Detecting Selection from Linked Sites Using an F-Model

Abstract

Allele frequencies vary across populations and loci, even in the presence of migration. While most differences may be due to genetic drift, divergent selection will further increase differentiation at some loci. Identifying those is key in studying local adaptation, but remains statistically challenging. A particularly elegant way to describe allele frequency differences among populations connected by migration is the F-model, which measures differences in allele frequencies by population specific F_ST coefficients. This model readily accounts for multiple evolutionary forces by partitioning F_ST coefficients into locus- and population-specific components reflecting selection and drift, respectively. Here we present an extension of this model to linked loci by means of a hidden Markov model (HMM), which characterizes the effect of selection on linked markers through correlations in the locus specific component along the genome. Using extensive simulations, we show that the statistical power of our method is up to twofold higher than that of previous implementations that assume sites to be independent. We finally evidence selection in the human genome by applying our method to data from the Human Genome Diversity Project (HGDP).

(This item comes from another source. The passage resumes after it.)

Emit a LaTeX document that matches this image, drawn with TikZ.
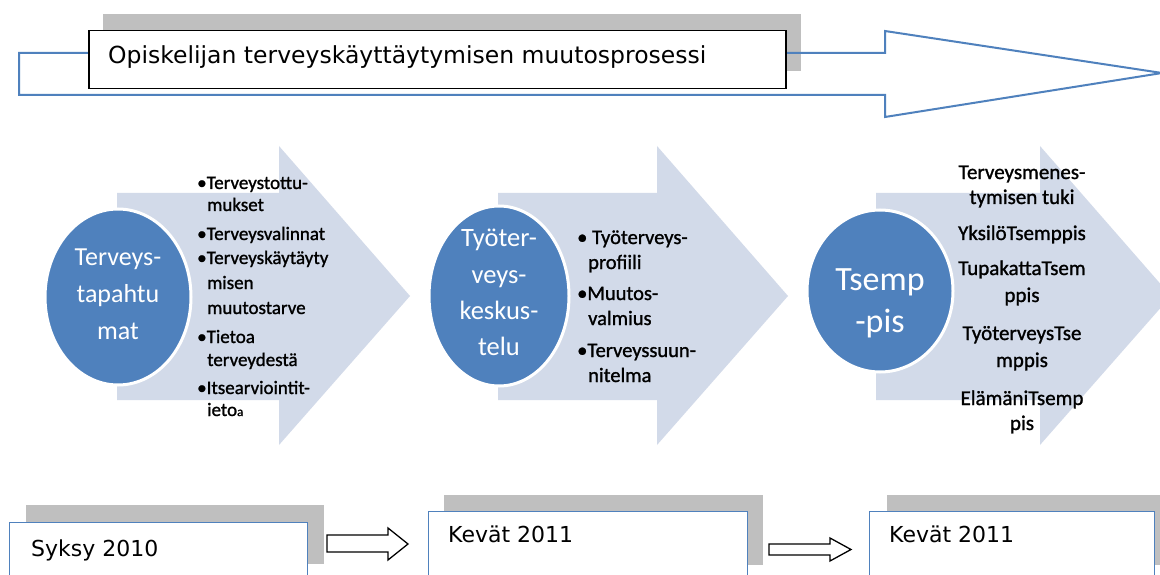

Keywords: Bayesian statistics; F-statistics; balancing selection; divergent selection; hidden Markov model.

Figure 1

(A) Expected proportion of neutral sites as a function of rates μ and ν. (B, C) Example paths of α_l along 1000 loci simulated at a distance of d_l = 100 with s_max = 10 positive and negative states up to α_max = 3.0. Autocorrelation among loci was simulated with log(κ) = −3.0, v = 0.02, and μ = 0.91 (B, square) or μ = 0.74 (C, circle), respectively. The two cases correspond to an expected proportion of 20% and 10% of the genome under selection, as marked in (A).

Figure 2

A directed acyclic graph (DAG) of the proposed model with two hierarchical levels.

Figure 3

Boxplot of the parameters β₁ (left), ν and μ (center), and log(κ) (right). The values are obtained from the mean of the posterior distributions obtained using Flink on the 10 simulations run for each of the set of parameters reported in Table 1. The red dotted lines show the true values of the respective parameters.

Figure 4

The true positive rate (power) in classifying loci as neutral (black) or under divergent (orange) or balancing selection (blue) as a function of the F_ST between populations (A), the number of haplotypes N (B), the number of populations J (C), and the strength of autocorrelation κ (D). Lines indicate the mean and range of true positive rates obtained with Flink (solid) and BayeScan (dashed) across 10 replicate simulations. Filled dots and the vertical gray line indicate the reference simulation shown in each plot.

Figure 5

(A) The fraction of regions identified as divergent among Europeans by Flink (green) and BayescanH (black) at a false discovery rate (FDR) of 0.01 (solid) and 0.05 (dashed) also identified by the other method at different FDR. (B–D) Examples of regions found under divergent selection by Flink (B), BayeScanH (C), or both (D) among Europeans. Dashed lines indicate the 0.01 FDR threshold.

Figure 6

Signal of selection around the LCT gene on Chromosome 2q. The orange and blue lines indicate the locus-specific FDR for divergent (orange) and balancing (blue) selection, respectively. The black dashed line shows the 1% FDR threshold. A zoom of the highlighted region is shown on the right indicating the position of several genes: R3HDM1 (R3), MIR128-1 (MI), UBXN4 (UB), MCM6 (MC), DARS (DA), and DARS-AS1 (DA1). The entire Chromosome 2q is shown in Figure S7.